Frans Hals, Officers of the St. George Civic Guard of Haarlem, 1627, oil on canvas, 70½” x 101½”, Frans Hals Museum, Haarlem, Public Domain via Wikimedia Commons.

Frans Hals: Party People

It’s spring break in Texas and thousands of university students will flock to places like South Padre Island and Ft. Lauderdale with a keg in the back of the car and a keen appetite for a good time, but these kids have nothing on the militia companies from seventeenth-century Holland.  The militia companies, one of which is pictured here by Dutch artist Frans Hals, were groups of young, handsome bachelors who lived in large cities like Haarlem and Amsterdam during the Dutch Golden Age.  And yes, they gathered together to run through drills with weaponry, but they also partied – for days on end.  In fact, at one point, the city of Haarlem passed a law that prevented their parties from lasting more than three days.  Someone had to put his foot down.

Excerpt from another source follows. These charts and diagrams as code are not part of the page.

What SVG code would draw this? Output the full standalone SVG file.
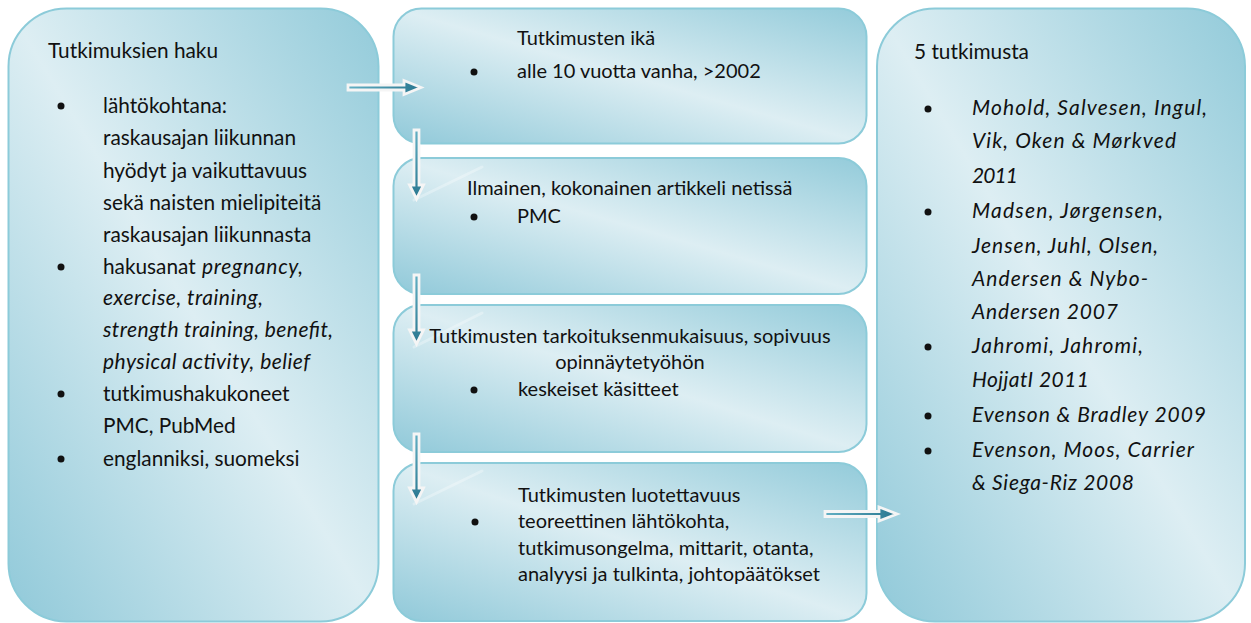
<svg xmlns="http://www.w3.org/2000/svg" width="1251" height="623" viewBox="0 0 1251 623">
<defs>
<linearGradient id="boxg" x1="0" y1="1" x2="1" y2="0">
<stop offset="0" stop-color="#90c9d9"/>
<stop offset="0.5" stop-color="#ddeef3"/>
<stop offset="1" stop-color="#93cbda"/>
</linearGradient>
<linearGradient id="arrH" x1="0" y1="0" x2="1" y2="0">
<stop offset="0" stop-color="#62afc3"/>
<stop offset="1" stop-color="#2a7790"/>
</linearGradient>
<linearGradient id="arrV" x1="0" y1="0" x2="0" y2="1">
<stop offset="0" stop-color="#62afc3"/>
<stop offset="1" stop-color="#2a7790"/>
</linearGradient>
</defs>
<style>
.box{fill:url(#boxg);stroke:#8ccbd9;stroke-width:2}
.t{font-family:Lato,"Liberation Sans",sans-serif;font-size:20px;fill:#111}
.big{font-size:20.8px}
.i{font-style:italic;font-size:21px}
.dot{fill:#111}
.gl{stroke:#ffffff;stroke-opacity:0.3;stroke-width:3;stroke-linecap:round}
.ah{fill:url(#arrH);stroke:#f5f5f5;stroke-width:2.8;stroke-linejoin:miter}
.av{fill:url(#arrV);stroke:#f5f5f5;stroke-width:2.8;stroke-linejoin:miter}
</style>
<rect width="1251" height="623" fill="#ffffff"/>

<g id="node-haku">
<rect class="box" x="8.5" y="8.5" width="370" height="613" rx="58"/>
<text class="t big" x="48" y="58">Tutkimuksien haku</text>
<circle class="dot" cx="61" cy="106" r="3.5"/>
<text class="t big" x="103" y="113">lähtökohtana:</text>
<text class="t big" x="103" y="145">raskausajan liikunnan</text>
<text class="t big" x="103" y="178">hyödyt ja vaikuttavuus</text>
<text class="t big" x="103" y="210">sekä naisten mielipiteitä</text>
<text class="t big" x="103" y="242">raskausajan liikunnasta</text>
<circle class="dot" cx="61" cy="267" r="3.5"/>
<text class="t big" x="103" y="274">hakusanat</text>
<text class="t i" x="202" y="274" textLength="101" lengthAdjust="spacing">pregnancy,</text>
<text class="t i" x="103" y="305" textLength="160" lengthAdjust="spacing">exercise, training,</text>
<text class="t i" x="103" y="337" textLength="230" lengthAdjust="spacing">strength training, benefit,</text>
<text class="t i" x="103" y="369" textLength="207" lengthAdjust="spacing">physical activity, belief</text>
<circle class="dot" cx="61" cy="394" r="3.5"/>
<text class="t big" x="103" y="401">tutkimushakukoneet</text>
<text class="t big" x="103" y="433">PMC, PubMed</text>
<circle class="dot" cx="61" cy="459" r="3.5"/>
<text class="t big" x="103" y="466">englanniksi, suomeksi</text>
</g>

<g id="node-ika">
<rect class="box" x="393.5" y="8.5" width="473" height="135" rx="28"/>
<text class="t" x="517" y="45">Tutkimusten ikä</text>
<circle class="dot" cx="474" cy="72" r="3.5"/>
<text class="t" x="517" y="78">alle 10 vuotta vanha, &gt;2002</text>
</g>

<g id="node-ilmainen">
<rect class="box" x="393.5" y="158" width="473" height="136" rx="28"/>
<line class="gl" x1="414" y1="200" x2="482" y2="167"/>
<text class="t" x="467" y="195">Ilmainen, kokonainen artikkeli netissä</text>
<circle class="dot" cx="474" cy="217" r="3.5"/>
<text class="t" x="517" y="223">PMC</text>
</g>

<g id="node-tarkoitus">
<rect class="box" x="393.5" y="305" width="473" height="147" rx="28"/>
<line class="gl" x1="414" y1="347" x2="482" y2="313"/>
<text class="t" x="630" y="343" text-anchor="middle">Tutkimusten tarkoituksenmukaisuus, sopivuus</text>
<text class="t" x="630" y="369" text-anchor="middle">opinnäytetyöhön</text>
<circle class="dot" cx="474" cy="390" r="3.5"/>
<text class="t" x="518" y="396">keskeiset käsitteet</text>
</g>

<g id="node-luotettavuus">
<rect class="box" x="393.5" y="463" width="473" height="158" rx="28"/>
<line class="gl" x1="414" y1="504" x2="482" y2="471"/>
<text class="t" x="518" y="502">Tutkimusten luotettavuus</text>
<circle class="dot" cx="475" cy="522" r="3.5"/>
<text class="t" x="518" y="528">teoreettinen lähtökohta,</text>
<text class="t" x="518" y="555">tutkimusongelma, mittarit, otanta,</text>
<text class="t" x="518" y="581">analyysi ja tulkinta, johtopäätökset</text>
</g>

<g id="node-tulos">
<rect class="box" x="877" y="8.5" width="368" height="613" rx="58"/>
<text class="t big" x="914" y="59">5 tutkimusta</text>
<circle class="dot" cx="928" cy="109" r="3.5"/>
<text class="t i" x="972" y="115" textLength="235" lengthAdjust="spacing">Mohold, Salvesen, Ingul,</text>
<text class="t i" x="972" y="148" textLength="204" lengthAdjust="spacing">Vik, Oken &amp; Mørkved</text>
<text class="t i" x="972" y="183" textLength="46" lengthAdjust="spacing">2011</text>
<circle class="dot" cx="928" cy="212" r="3.5"/>
<text class="t i" x="972" y="218" textLength="191" lengthAdjust="spacing">Madsen, Jørgensen,</text>
<text class="t i" x="972" y="253" textLength="186" lengthAdjust="spacing">Jensen, Juhl, Olsen,</text>
<text class="t i" x="972" y="286" textLength="176" lengthAdjust="spacing">Andersen &amp; Nybo-</text>
<text class="t i" x="972" y="319" textLength="146" lengthAdjust="spacing">Andersen 2007</text>
<circle class="dot" cx="928" cy="347" r="3.5"/>
<text class="t i" x="972" y="353" textLength="171" lengthAdjust="spacing">Jahromi, Jahromi,</text>
<text class="t i" x="972" y="387" textLength="117" lengthAdjust="spacing">HojjatI 2011</text>
<circle class="dot" cx="928" cy="416" r="3.5"/>
<text class="t i" x="972" y="422" textLength="234" lengthAdjust="spacing">Evenson &amp; Bradley 2009</text>
<circle class="dot" cx="928" cy="451" r="3.5"/>
<text class="t i" x="972" y="457" textLength="222" lengthAdjust="spacing">Evenson, Moos, Carrier</text>
<text class="t i" x="972" y="490" textLength="162" lengthAdjust="spacing">&amp; Siega-Riz 2008</text>
</g>

<g id="connectors">
<path class="ah" d="M348 85 H404 V80.5 L421 87.5 L404 94.5 V90 H348 Z"/>
<path class="av" d="M414 130 H419 V185 H423.5 L416.5 199 L409.5 185 H414 Z"/>
<path class="av" d="M414 275 H419 V330 H423.5 L416.5 344 L409.5 330 H414 Z"/>
<path class="av" d="M414 434 H419 V488 H423.5 L416.5 502 L409.5 488 H414 Z"/>
<path class="ah" d="M825 511.5 H879 V507 L897 514 L879 521 V516.5 H825 Z"/>
</g>
</svg>
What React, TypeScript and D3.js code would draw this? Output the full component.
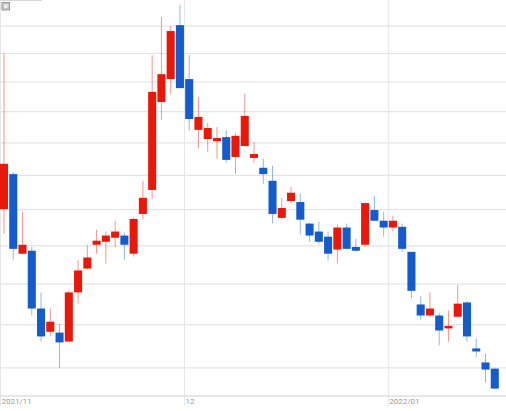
import React from "react";
import * as d3 from "d3";

const dates = [
  "2021-11-01","2021-11-02","2021-11-04","2021-11-05","2021-11-08","2021-11-09","2021-11-10","2021-11-11","2021-11-12","2021-11-15",
  "2021-11-16","2021-11-17","2021-11-18","2021-11-19","2021-11-22","2021-11-24","2021-11-25","2021-11-26","2021-11-29","2021-11-30",
  "2021-12-01","2021-12-02","2021-12-03","2021-12-06","2021-12-07","2021-12-08","2021-12-09","2021-12-10","2021-12-13","2021-12-14",
  "2021-12-15","2021-12-16","2021-12-17","2021-12-20","2021-12-21","2021-12-22","2021-12-23","2021-12-24","2021-12-27","2021-12-28",
  "2021-12-29","2021-12-30","2022-01-04","2022-01-05","2022-01-06","2022-01-07","2022-01-11","2022-01-12","2022-01-13","2022-01-14",
  "2022-01-17","2022-01-18","2022-01-19","2022-01-20",
];
const opens = [1902,2004,1779,1787,1639,1583,1581,1560,1679,1740,1803,1811,1822,1828,1779,1888,1957,2232,2310,2504,2310,2141,2112,2105,2118,2056,2090,2053,2023,1984,1877,1925,1922,1861,1839,1825,1790,1850,1797,1803,1899,1869,1850,1852,1784,1649,1622,1622,1591,1619,1654,1544,1512,1498];
const highs = [2401,2010,1894,1797,1679,1639,1602,1683,1763,1803,1844,1839,1869,1836,1877,1984,2394,2535,2500,2581,2394,2249,2163,2150,2141,2131,2259,2102,2050,2029,1934,1966,1946,1863,1866,1839,1858,1861,1819,1919,1940,1894,1883,1861,1784,1669,1679,1629,1634,1698,1656,1567,1532,1500];
const lows = [1833,1763,1778,1622,1560,1572,1500,1560,1651,1737,1779,1753,1797,1763,1771,1872,1931,2173,2259,2279,2138,2084,2072,2050,2038,2004,2090,2038,1975,1861,1872,1919,1831,1811,1806,1761,1753,1792,1784,1797,1869,1825,1839,1784,1664,1612,1619,1551,1560,1617,1560,1525,1467,1454];
const closes = [2035,1792,1803,1639,1572,1607,1558,1679,1735,1769,1814,1828,1839,1803,1874,1934,2266,2327,2482,2279,2176,2183,2147,2115,2047,2122,2186,2065,2004,1888,1905,1949,1872,1828,1811,1779,1850,1792,1787,1919,1869,1850,1869,1792,1683,1622,1639,1586,1597,1651,1572,1537,1496,1454];
const gridValues = [1500,1600,1700,1800,1900,2000,2100,2200,2300,2400,2500];
const monthStarts = ["2021-11-01","2021-12-01","2022-01-04"];
const monthLabels = ["2021/11","12","2022/01"];

const W = 506, H = 411;
const UP = "#e8190b", DOWN = "#145bcc";

export default function App() {
  const x = d3.scaleBand<string>().domain(dates).range([-0.63, 499.4]).paddingInner(0.13).paddingOuter(0.065);
  const y = d3.scaleLog().domain([1438, 2600]).range([396, 0]);
  const step = x.step();
  const bw = x.bandwidth();
  const gap = (step - bw) / 2;

  return (
    <svg width={W} height={H} style={{ position: "absolute", left: 0, top: 0, background: "#fff" }}>
      <line x1={0} x2={42} y1={0.5} y2={0.5} stroke="#d8d8d8" />
      {gridValues.map((v) => (
        <line key={v} x1={0} x2={W} y1={y(v)} y2={y(v)} stroke="#e4e4e4" strokeWidth={1.2} />
      ))}
      {monthStarts.map((d, i) => {
        const gx = Math.max(0.5, (x(d) as number) - gap);
        return (
          <g key={d}>
            <line x1={gx} x2={gx} y1={0} y2={406} stroke="#e6e6e6" strokeWidth={1} />
            <text x={gx + 1} y={404} fontSize={8} fill="#9a9a9a" fontFamily="Roboto, 'DejaVu Sans', sans-serif">{monthLabels[i]}</text>
          </g>
        );
      })}
      <line x1={0} x2={W} y1={396} y2={396} stroke="#cfcfcf" strokeWidth={1} />
      {dates.map((d, i) => {
        const up = closes[i] >= opens[i];
        const col = up ? UP : DOWN;
        const cx = (x(d) as number) + bw / 2;
        const top = y(Math.max(opens[i], closes[i]));
        const bot = y(Math.min(opens[i], closes[i]));
        return (
          <g key={d}>
            <line x1={cx} x2={cx} y1={y(highs[i])} y2={y(lows[i])} stroke={col} strokeOpacity={0.45} strokeWidth={1} />
            <rect x={x(d) as number} y={top} width={bw} height={Math.max(1.5, bot - top)} fill={col} />
          </g>
        );
      })}
      <rect x={2} y={2.5} width={7.5} height={7.5} fill="#c8c8c8" stroke="#9a9a9a" strokeWidth={1} />
      <rect x={4} y={4.5} width={3.5} height={3.5} fill="#eeeeee" />
    </svg>
  );
}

Frans Hals painted many of these civic guards, several times over, possibly because his open and lively painting style captured the extroverted nature of these men.  Hals is known for his rapid brushwork that appears a tangle of brushstrokes at close inspection but somehow comes together when one stands back from his canvases.  He set these men at one of their notorious banquets and arranged them around a table, some sitting and others standing, in a visually exciting way.  A few men hold red and white striped standards to create diagonals that slash through the background.  The men look in many directions, as they would in the real world at a real party.  A few of them hold our gaze, engaging us with the group, while one holds an empty glass toward us and tips it over to show us that he finished yet another drink.